_GIVEN PROBLEM_
Skip the pictures, please, and write out exactly the lines from the opening of the data through the line containing "length=5, width=1, colors='#333333')".

_RAW DATA_
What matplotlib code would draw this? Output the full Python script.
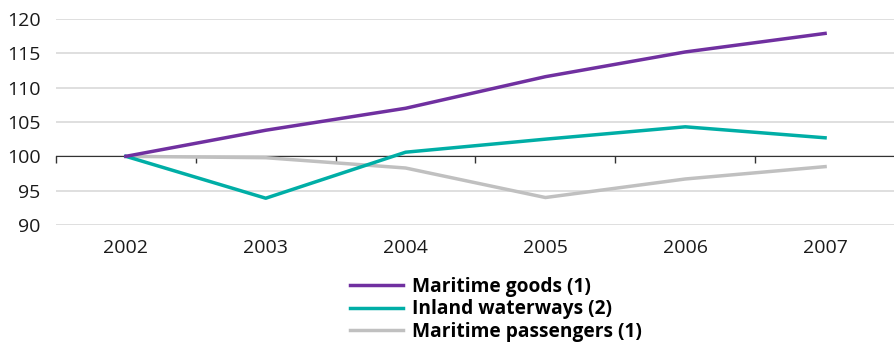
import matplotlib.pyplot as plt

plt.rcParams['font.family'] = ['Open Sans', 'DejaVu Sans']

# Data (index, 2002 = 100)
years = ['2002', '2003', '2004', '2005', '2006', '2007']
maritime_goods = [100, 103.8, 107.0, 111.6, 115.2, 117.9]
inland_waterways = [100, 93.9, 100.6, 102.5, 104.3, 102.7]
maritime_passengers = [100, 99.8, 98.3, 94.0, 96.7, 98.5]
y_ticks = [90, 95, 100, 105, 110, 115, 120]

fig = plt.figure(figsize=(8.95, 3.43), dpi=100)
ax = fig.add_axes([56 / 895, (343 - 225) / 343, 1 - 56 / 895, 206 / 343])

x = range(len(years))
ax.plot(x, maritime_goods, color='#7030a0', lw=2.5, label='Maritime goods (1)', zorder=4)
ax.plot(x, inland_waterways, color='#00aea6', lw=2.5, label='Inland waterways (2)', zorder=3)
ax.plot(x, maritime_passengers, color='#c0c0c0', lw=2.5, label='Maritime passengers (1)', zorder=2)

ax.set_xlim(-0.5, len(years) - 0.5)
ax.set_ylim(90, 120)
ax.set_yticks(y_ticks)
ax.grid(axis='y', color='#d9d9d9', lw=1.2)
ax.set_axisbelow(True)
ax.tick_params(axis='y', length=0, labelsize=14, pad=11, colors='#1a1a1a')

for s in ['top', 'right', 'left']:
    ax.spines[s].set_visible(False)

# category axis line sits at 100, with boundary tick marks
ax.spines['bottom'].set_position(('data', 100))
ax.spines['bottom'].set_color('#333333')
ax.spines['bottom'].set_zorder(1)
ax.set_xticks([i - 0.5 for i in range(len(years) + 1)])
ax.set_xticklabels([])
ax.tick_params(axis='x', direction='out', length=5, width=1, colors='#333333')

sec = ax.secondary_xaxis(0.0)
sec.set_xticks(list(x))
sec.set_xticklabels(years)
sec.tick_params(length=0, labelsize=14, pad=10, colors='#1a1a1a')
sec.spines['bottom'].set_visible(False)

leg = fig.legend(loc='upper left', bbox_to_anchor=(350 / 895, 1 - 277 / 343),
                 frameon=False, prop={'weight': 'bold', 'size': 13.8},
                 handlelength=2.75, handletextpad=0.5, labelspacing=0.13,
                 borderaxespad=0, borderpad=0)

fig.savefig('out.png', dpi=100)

_WRITTEN ANSWER_
What matplotlib code would draw this? Output the full Python script.
import matplotlib.pyplot as plt

plt.rcParams['font.family'] = ['Open Sans', 'DejaVu Sans']

# Data (index, 2002 = 100)
years = ['2002', '2003', '2004', '2005', '2006', '2007']
maritime_goods = [100, 103.8, 107.0, 111.6, 115.2, 117.9]
inland_waterways = [100, 93.9, 100.6, 102.5, 104.3, 102.7]
maritime_passengers = [100, 99.8, 98.3, 94.0, 96.7, 98.5]
y_ticks = [90, 95, 100, 105, 110, 115, 120]

fig = plt.figure(figsize=(8.95, 3.43), dpi=100)
ax = fig.add_axes([56 / 895, (343 - 225) / 343, 1 - 56 / 895, 206 / 343])

x = range(len(years))
ax.plot(x, maritime_goods, color='#7030a0', lw=2.5, label='Maritime goods (1)', zorder=4)
ax.plot(x, inland_waterways, color='#00aea6', lw=2.5, label='Inland waterways (2)', zorder=3)
ax.plot(x, maritime_passengers, color='#c0c0c0', lw=2.5, label='Maritime passengers (1)', zorder=2)

ax.set_xlim(-0.5, len(years) - 0.5)
ax.set_ylim(90, 120)
ax.set_yticks(y_ticks)
ax.grid(axis='y', color='#d9d9d9', lw=1.2)
ax.set_axisbelow(True)
ax.tick_params(axis='y', length=0, labelsize=14, pad=11, colors='#1a1a1a')

for s in ['top', 'right', 'left']:
    ax.spines[s].set_visible(False)

# category axis line sits at 100, with boundary tick marks
ax.spines['bottom'].set_position(('data', 100))
ax.spines['bottom'].set_color('#333333')
ax.spines['bottom'].set_zorder(1)
ax.set_xticks([i - 0.5 for i in range(len(years) + 1)])
ax.set_xticklabels([])
ax.tick_params(axis='x', direction='out', length=5, width=1, colors='#333333')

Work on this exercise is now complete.